• What you need to do: The line holding "import seaborn as sns" is the last one to output; start at the first line of the data, keep every line in between exactly, and leave out pictures.

#### Given data

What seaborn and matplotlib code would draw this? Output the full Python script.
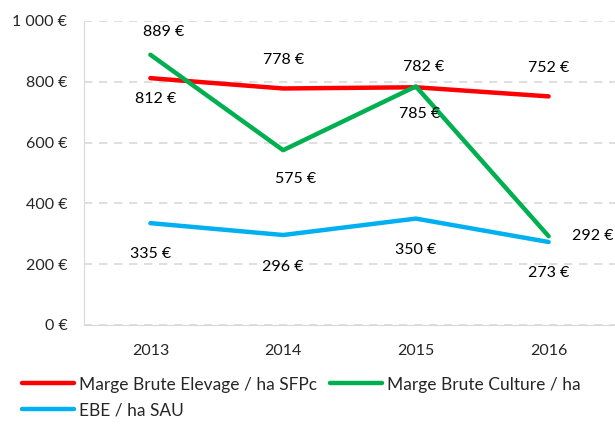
import pandas as pd
import matplotlib
matplotlib.use('Agg')
import matplotlib.pyplot as plt
import seaborn as sns

years = ['2013', '2014', '2015', '2016']
elevage = [812, 778, 782, 752]
culture = [889, 575, 785, 292]
ebe = [335, 296, 350, 273]
series_names = ['Marge Brute Elevage / ha SFPc', 'Marge Brute Culture / ha', 'EBE / ha SAU']
colors = ['#FF0000', '#00B050', '#00B0F0']

# label offsets in pixels (dx, dy) for each point
offsets = [
    [(5, -21), (0, 28), (8, 20), (0, 28)],
    [(13, 23), (12, -29), (4, -28), (44, 0)],
    [(0, -31), (0, -32), (0, -31), (0, -31)],
]

df = pd.DataFrame({
    'year': years * 3,
    'value': elevage + culture + ebe,
    'serie': [s for s in series_names for _ in years],
})

sns.set_style('white')
plt.rcParams['font.family'] = ['Lato', 'DejaVu Sans']
plt.rcParams['font.size'] = 11.5

fig = plt.figure(figsize=(6.15, 4.24), dpi=100)
ax = fig.add_axes([0.1366, 0.2335, 0.8634, 0.717])

sns.lineplot(data=df, x='year', y='value', hue='serie', palette=colors,
             linewidth=3.2, ax=ax, legend=False, sort=False)

for i, vals in enumerate([elevage, culture, ebe]):
    for j, v in enumerate(vals):
        dx, dy = offsets[i][j]
        ax.annotate(f'{v} €', (j, v), xytext=(dx, dy), textcoords='offset pixels',
                    ha='center', va='center', fontsize=11.5, color='black')

ax.set_xlim(-0.5, 3.5)
ax.set_ylim(0, 1000)
ax.set_yticks(range(0, 1001, 200))
ax.set_yticklabels(['0 €', '200 €', '400 €', '600 €', '800 €', '1 000 €'])
ax.set_xlabel('')
ax.set_ylabel('')
ax.yaxis.grid(True, linestyle=(0, (5, 4)), color='#D9D9D9', linewidth=1.2)
ax.set_axisbelow(True)
for side in ['top', 'right']:
    ax.spines[side].set_visible(False)
ax.spines['left'].set_color('#D9D9D9')
ax.spines['bottom'].set_color('#D9D9D9')
ax.tick_params(axis='y', length=0, labelsize=11.5, pad=12)
ax.tick_params(axis='x', length=0, labelsize=11.5, pad=14)

# order so rows read red, green / blue
order = [0, 2, 1]
handles = [plt.Line2D([], [], color=colors[k], linewidth=3.2) for k in order]
labels = [series_names[k] for k in order]
fig.legend(handles, labels, loc='upper left', bbox_to_anchor=(0.036, 0.112),
           ncol=2, frameon=False, fontsize=12.5, handlelength=3.0, handletextpad=0.3,
           columnspacing=0.7, labelspacing=0.55, borderaxespad=0, borderpad=0)

fig.savefig('out.png', dpi=100)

########

• Answer for the task:
What seaborn and matplotlib code would draw this? Output the full Python script.
import pandas as pd
import matplotlib
matplotlib.use('Agg')
import matplotlib.pyplot as plt
import seaborn as sns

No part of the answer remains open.